>> begin DATA IN THIS EXERCISE
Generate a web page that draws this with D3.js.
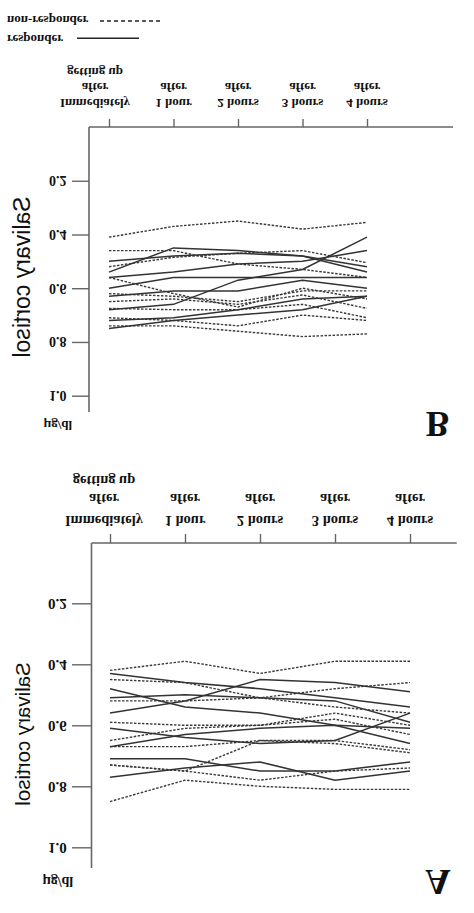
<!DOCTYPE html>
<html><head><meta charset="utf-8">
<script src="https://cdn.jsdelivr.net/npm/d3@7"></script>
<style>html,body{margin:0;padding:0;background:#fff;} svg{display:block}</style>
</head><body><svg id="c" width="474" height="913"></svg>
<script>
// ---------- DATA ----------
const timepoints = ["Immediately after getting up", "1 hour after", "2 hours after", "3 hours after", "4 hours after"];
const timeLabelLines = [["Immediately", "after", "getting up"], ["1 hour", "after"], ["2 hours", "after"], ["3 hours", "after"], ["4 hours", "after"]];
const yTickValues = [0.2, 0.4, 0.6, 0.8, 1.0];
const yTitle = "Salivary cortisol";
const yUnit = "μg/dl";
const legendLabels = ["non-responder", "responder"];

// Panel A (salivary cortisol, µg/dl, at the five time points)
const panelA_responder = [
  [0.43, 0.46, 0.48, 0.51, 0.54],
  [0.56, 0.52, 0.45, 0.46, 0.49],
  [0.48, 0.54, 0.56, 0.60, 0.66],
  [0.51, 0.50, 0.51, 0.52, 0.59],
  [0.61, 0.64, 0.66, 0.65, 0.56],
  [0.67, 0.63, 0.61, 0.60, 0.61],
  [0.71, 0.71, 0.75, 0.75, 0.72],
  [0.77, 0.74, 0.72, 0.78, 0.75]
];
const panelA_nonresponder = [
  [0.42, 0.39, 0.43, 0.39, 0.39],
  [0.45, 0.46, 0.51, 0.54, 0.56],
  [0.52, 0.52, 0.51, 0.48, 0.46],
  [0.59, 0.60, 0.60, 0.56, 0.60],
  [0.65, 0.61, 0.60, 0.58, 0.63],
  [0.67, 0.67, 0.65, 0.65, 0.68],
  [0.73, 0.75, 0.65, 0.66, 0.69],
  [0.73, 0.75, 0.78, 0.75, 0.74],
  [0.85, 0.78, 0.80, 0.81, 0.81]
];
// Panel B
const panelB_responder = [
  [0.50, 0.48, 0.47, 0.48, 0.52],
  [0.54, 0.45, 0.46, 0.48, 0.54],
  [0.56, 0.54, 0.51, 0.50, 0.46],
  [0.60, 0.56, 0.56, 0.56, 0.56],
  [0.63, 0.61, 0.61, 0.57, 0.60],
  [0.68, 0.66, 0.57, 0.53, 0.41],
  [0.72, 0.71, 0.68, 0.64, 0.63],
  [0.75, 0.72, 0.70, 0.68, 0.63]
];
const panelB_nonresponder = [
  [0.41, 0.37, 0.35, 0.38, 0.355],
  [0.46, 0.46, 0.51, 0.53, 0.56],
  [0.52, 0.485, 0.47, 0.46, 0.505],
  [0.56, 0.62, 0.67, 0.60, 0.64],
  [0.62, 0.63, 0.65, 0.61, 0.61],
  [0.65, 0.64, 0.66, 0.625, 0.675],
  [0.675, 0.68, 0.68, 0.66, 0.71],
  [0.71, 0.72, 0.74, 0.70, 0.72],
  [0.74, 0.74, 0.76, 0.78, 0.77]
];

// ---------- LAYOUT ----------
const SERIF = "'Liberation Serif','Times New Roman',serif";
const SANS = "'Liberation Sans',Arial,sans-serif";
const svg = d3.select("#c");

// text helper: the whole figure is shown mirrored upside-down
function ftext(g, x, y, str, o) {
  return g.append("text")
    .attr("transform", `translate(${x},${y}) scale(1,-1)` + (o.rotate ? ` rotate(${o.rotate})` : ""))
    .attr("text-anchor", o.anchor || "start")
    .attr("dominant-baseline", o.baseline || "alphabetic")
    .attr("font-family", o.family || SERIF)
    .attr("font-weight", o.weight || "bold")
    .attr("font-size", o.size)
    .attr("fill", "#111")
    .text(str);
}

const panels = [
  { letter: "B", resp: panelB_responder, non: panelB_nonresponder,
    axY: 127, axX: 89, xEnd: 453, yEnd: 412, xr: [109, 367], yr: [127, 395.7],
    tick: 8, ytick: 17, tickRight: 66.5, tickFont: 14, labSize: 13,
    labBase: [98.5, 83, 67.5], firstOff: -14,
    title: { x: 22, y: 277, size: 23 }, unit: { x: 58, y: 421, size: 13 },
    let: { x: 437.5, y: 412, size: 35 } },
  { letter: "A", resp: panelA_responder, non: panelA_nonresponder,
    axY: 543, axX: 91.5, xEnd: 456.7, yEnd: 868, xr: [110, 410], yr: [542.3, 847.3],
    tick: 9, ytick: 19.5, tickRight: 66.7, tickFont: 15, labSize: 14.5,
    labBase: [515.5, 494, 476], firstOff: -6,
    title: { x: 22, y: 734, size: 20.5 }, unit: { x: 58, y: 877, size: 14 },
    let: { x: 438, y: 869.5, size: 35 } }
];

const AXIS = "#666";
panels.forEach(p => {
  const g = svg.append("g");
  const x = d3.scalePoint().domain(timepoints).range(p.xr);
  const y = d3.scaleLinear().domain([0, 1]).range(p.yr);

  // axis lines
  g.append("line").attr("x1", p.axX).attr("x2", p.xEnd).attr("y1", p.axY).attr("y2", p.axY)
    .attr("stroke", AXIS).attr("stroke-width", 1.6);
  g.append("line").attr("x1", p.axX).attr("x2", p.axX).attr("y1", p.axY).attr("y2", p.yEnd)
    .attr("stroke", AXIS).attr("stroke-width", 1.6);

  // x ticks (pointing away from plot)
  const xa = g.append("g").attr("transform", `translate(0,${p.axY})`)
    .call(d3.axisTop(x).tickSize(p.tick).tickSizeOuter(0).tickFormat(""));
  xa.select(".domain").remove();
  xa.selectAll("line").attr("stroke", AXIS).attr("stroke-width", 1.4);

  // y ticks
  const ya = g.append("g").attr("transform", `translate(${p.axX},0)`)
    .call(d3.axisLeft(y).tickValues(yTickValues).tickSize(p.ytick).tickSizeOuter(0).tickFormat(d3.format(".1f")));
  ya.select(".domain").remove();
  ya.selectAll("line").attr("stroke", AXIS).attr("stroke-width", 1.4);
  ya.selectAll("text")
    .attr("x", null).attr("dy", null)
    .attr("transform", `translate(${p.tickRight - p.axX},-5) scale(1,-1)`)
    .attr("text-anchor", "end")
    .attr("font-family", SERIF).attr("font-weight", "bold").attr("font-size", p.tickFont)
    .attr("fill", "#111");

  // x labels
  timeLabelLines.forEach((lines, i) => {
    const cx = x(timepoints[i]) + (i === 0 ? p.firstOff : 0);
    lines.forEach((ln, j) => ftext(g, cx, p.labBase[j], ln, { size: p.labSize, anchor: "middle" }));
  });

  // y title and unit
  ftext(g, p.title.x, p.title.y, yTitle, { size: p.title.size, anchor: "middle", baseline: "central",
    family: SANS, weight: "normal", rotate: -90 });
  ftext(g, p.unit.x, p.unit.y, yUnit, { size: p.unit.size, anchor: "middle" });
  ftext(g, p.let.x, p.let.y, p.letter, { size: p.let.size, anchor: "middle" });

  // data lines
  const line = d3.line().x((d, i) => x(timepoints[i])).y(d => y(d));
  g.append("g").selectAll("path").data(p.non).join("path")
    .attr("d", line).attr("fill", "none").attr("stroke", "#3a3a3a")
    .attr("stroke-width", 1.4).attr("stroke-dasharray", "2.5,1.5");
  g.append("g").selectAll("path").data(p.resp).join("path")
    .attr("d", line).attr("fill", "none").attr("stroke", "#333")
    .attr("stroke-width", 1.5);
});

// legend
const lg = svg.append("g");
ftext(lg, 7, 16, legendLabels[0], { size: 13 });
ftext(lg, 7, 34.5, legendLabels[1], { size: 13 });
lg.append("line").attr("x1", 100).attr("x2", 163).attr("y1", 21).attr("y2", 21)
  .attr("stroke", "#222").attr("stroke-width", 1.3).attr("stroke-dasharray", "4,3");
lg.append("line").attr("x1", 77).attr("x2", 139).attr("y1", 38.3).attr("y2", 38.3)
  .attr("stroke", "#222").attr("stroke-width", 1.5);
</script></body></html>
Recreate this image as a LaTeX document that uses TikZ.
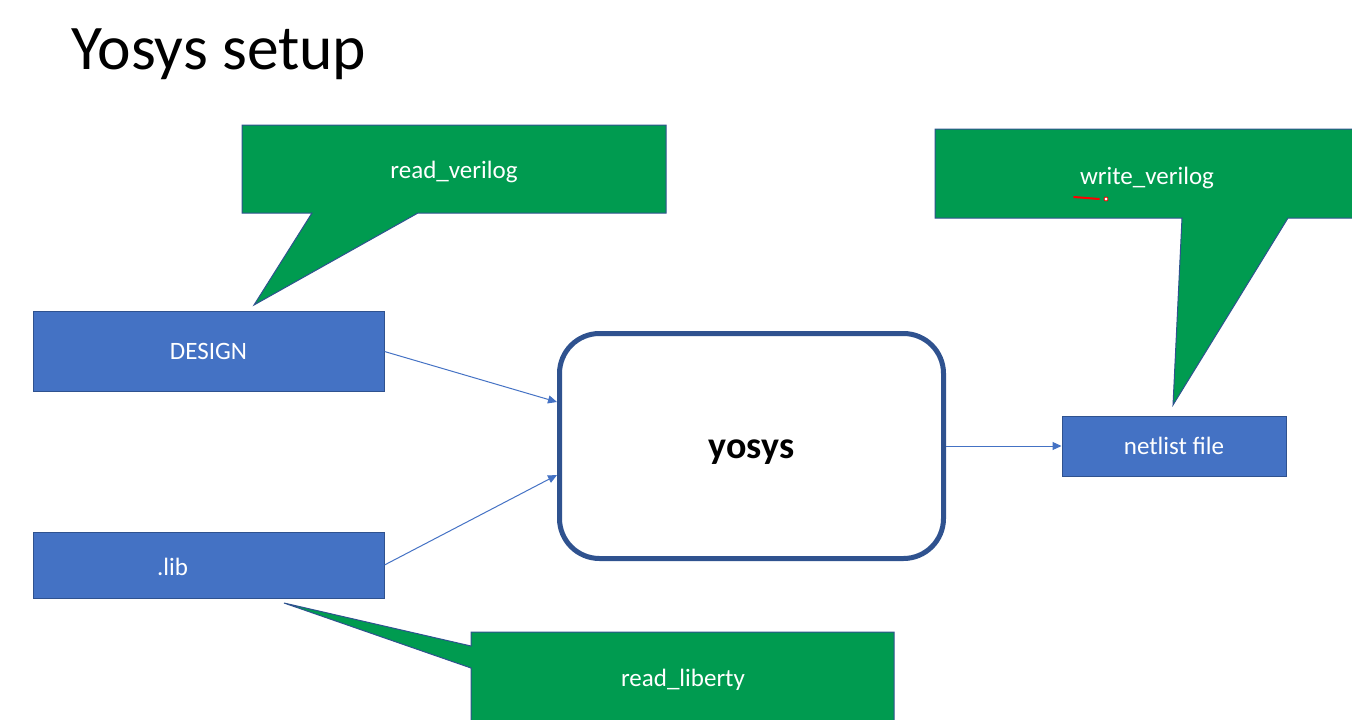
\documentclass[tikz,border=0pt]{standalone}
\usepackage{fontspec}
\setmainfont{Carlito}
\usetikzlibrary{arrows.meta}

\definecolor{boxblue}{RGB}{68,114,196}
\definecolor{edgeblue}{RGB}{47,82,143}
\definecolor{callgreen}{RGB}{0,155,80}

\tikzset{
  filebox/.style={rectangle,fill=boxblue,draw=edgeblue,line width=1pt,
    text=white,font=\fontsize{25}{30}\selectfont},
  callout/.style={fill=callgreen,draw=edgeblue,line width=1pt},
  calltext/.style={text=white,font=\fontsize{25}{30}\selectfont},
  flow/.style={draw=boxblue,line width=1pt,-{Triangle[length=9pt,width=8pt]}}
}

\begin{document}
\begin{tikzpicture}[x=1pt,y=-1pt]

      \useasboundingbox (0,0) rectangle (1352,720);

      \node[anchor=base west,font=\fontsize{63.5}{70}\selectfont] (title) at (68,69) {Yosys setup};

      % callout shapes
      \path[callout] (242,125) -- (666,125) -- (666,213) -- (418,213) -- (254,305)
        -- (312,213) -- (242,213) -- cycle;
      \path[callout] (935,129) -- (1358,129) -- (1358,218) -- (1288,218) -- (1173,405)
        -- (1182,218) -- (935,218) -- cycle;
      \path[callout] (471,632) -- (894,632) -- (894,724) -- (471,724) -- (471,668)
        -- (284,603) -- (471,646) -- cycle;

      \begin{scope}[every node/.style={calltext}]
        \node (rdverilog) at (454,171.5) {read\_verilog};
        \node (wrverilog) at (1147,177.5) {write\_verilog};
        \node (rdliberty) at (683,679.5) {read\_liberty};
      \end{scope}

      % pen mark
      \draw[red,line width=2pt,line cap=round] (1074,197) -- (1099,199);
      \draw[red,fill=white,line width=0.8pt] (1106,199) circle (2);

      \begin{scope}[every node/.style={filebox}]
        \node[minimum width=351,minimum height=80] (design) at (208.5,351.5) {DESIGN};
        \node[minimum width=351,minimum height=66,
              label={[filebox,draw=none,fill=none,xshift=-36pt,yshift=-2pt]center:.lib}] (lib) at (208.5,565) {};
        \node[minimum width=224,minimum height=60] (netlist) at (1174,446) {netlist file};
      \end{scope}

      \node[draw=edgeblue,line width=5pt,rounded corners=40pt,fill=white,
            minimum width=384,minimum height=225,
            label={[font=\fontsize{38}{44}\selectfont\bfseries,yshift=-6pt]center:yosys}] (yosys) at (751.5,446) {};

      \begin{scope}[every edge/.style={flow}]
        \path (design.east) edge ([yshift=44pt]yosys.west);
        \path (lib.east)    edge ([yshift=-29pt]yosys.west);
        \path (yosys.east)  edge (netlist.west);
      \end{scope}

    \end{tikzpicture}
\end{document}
>> end DATA IN THIS EXERCISE
## STATED GOAL
Begin with the line that contains "Recreate this image", end with the line that contains "(1106,199) circle (2);", and set down every line in that range exactly as it stands, minus the pictures.

## TASK ANSWER
Recreate this image as a LaTeX document that uses TikZ.
\documentclass[tikz,border=0pt]{standalone}
\usepackage{fontspec}
\setmainfont{Carlito}
\usetikzlibrary{arrows.meta}

\definecolor{boxblue}{RGB}{68,114,196}
\definecolor{edgeblue}{RGB}{47,82,143}
\definecolor{callgreen}{RGB}{0,155,80}

\tikzset{
  filebox/.style={rectangle,fill=boxblue,draw=edgeblue,line width=1pt,
    text=white,font=\fontsize{25}{30}\selectfont},
  callout/.style={fill=callgreen,draw=edgeblue,line width=1pt},
  calltext/.style={text=white,font=\fontsize{25}{30}\selectfont},
  flow/.style={draw=boxblue,line width=1pt,-{Triangle[length=9pt,width=8pt]}}
}

\begin{document}
\begin{tikzpicture}[x=1pt,y=-1pt]

      \useasboundingbox (0,0) rectangle (1352,720);

      \node[anchor=base west,font=\fontsize{63.5}{70}\selectfont] (title) at (68,69) {Yosys setup};

      % callout shapes
      \path[callout] (242,125) -- (666,125) -- (666,213) -- (418,213) -- (254,305)
        -- (312,213) -- (242,213) -- cycle;
      \path[callout] (935,129) -- (1358,129) -- (1358,218) -- (1288,218) -- (1173,405)
        -- (1182,218) -- (935,218) -- cycle;
      \path[callout] (471,632) -- (894,632) -- (894,724) -- (471,724) -- (471,668)
        -- (284,603) -- (471,646) -- cycle;

      \begin{scope}[every node/.style={calltext}]
        \node (rdverilog) at (454,171.5) {read\_verilog};
        \node (wrverilog) at (1147,177.5) {write\_verilog};
        \node (rdliberty) at (683,679.5) {read\_liberty};
      \end{scope}

      % pen mark
      \draw[red,line width=2pt,line cap=round] (1074,197) -- (1099,199);
      \draw[red,fill=white,line width=0.8pt] (1106,199) circle (2);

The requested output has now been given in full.